In 2007, participants at the 6th National Seminar on Economic Crime in Abuja, Nigeria, were informed that some US$400 billion was estimated to have been stolen from public accounts in Nigeria over a 40-year period (Chatham House Report 2017). More recently, some US$32 billion ‘was lost to corruption’ during the six-year presidency of Goodluck Jonathan that ended in 2015. The scale of these losses are hard to grasp…and these are only the flows of funds that are known.
Nigeria has the unenviable position of continuing to occupy a position in the bottom quartile of countries perceived to be the most corrupt in the world. Perhaps more significantly, as measured by the more comprehensive Africa Integrity Indicators, the country has moved negatively from an overall score of 59 out of 100 in 2013 (somewhat weak) to 40 in 2019 (weak) in terms of its overall transparency and accountability. It is hardly surprising, therefore, that the country recently has been described by anti-corruption scholar Matthew Page as having ‘one of the world’s most complex corruption environments.’
The global regulatory response to reduce corruption and opportunity for laundering the proceeds of corruption is set out in the FATF Recommendations 24, 25 and 38, dealing respectively with transparency and beneficial ownership of legal persons and arrangements. The title of our research is Practical Interventions for Uncovering and Identifying ‘Beneficial Ownership’ as a Mechanism to Recover the Proceeds of Corruption – A Nigerian Case Study. As in the title adopted for this blog, we are trying to find out if a better understanding of the identification and tracking of the beneficial owner can help authorities in their attempts to recover the proceeds of corruption, thereby discouraging individuals’ willingness to accept bribes.

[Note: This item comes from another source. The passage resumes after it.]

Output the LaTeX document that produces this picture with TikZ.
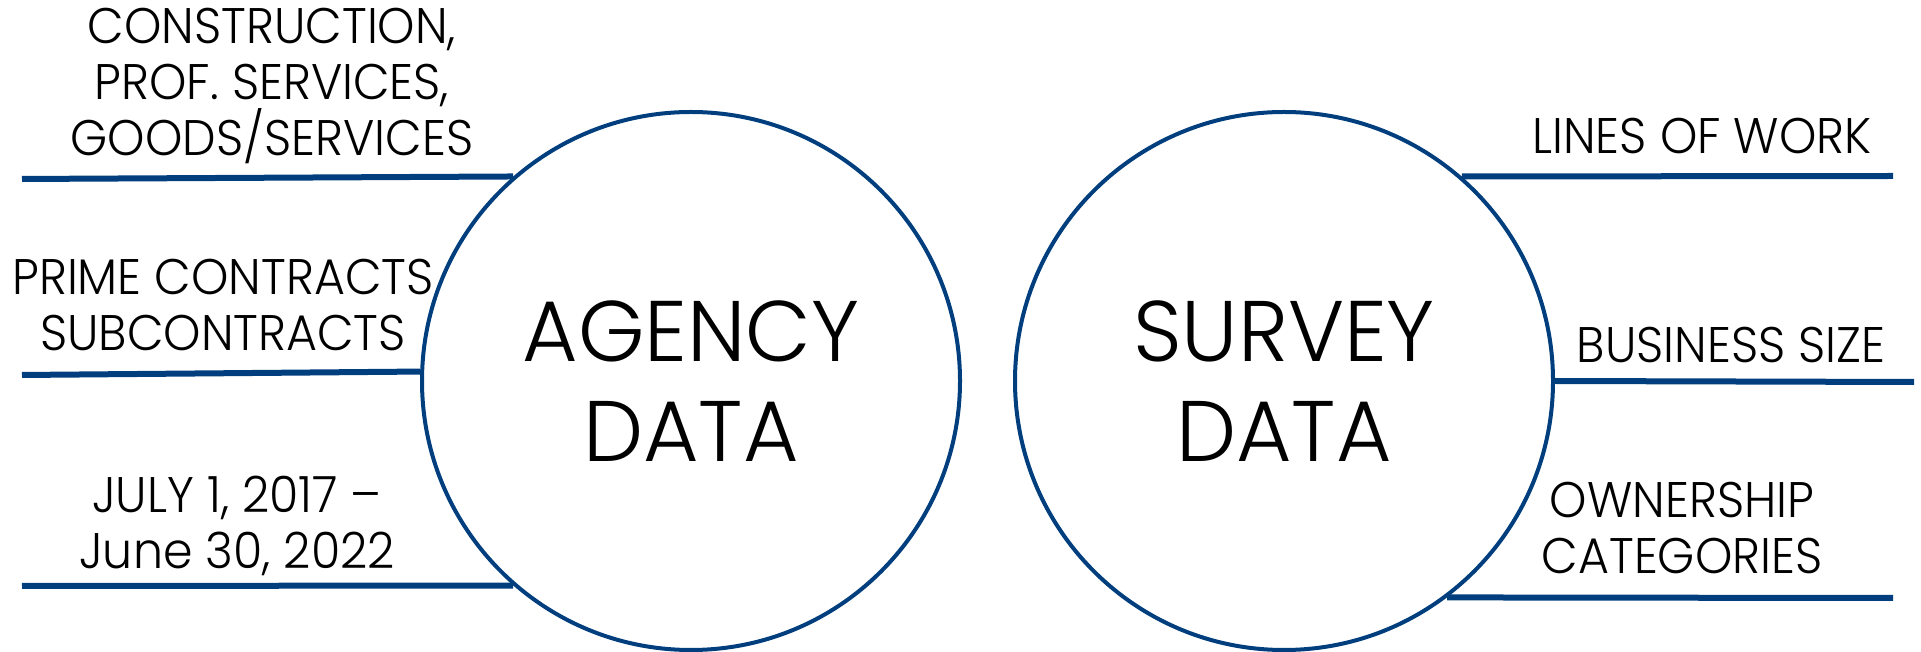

Our project investigates how the current international anti-corruption frameworks function within Nigeria and how they can be better targeted to reduce opportunities for the proceeds of corruption to be moved across the globe while the beneficial owner remains hidden. We start by looking at how the international legal and regulatory anti-corruption frameworks operate in Nigeria and how the various anti-corruption agencies interact with one another. We also examine how the financial system has already been used to move the proceeds of corruption out of the country, looking to see how far beneficial ownership can be tracked through the ownership chains. By way of example, a 20-year investigation into the Abacha family resulted in the recovery of US$1.3 billion of the estimated US$3-5 billion they were suspected of stealing, begging the question of what happened to the rest. In addition to considering a sample of the known cases, we aim to supply more information through a macro-level analysis of international financial flows into and out of the country. This will help to reveal what can be explained by the legitimate claims and liabilities of legal trade and arrangements and what flows are less clear.
Each part of the project will provide information from a different perspective that, when pulled together, creates a picture of how ownership has been hidden and how complex, or even simple, those disguises have been. We aim to provide an evidence base for the Nigerian authorities (accessible to other researchers and policy makers) that may assist their efforts to prevent the movement of, as well as to recover, the proceeds of corruption – funds that otherwise would be available to invest in national development programmes.
Our international team comprises experienced academics and practitioners who all work in the field of anti-money laundering, anti-corruption, and asset recovery and are able to draw from a range of disciplines and practice backgrounds. In addition to our colleagues based within Nigeria (Abdullahi Bello and Abdullahi Shehu), the multidisciplinary team from Northumbria University (Peter Sproat, Tony Ward, Sue Turner, Christopher Mitford, Sinan Gonul, and Alan Doig) is complemented by researchers and practitioners from both the Netherlands (Petrus C van Duyne and Jan van Koningsveld) and Northern Ireland (Sam Sittlington).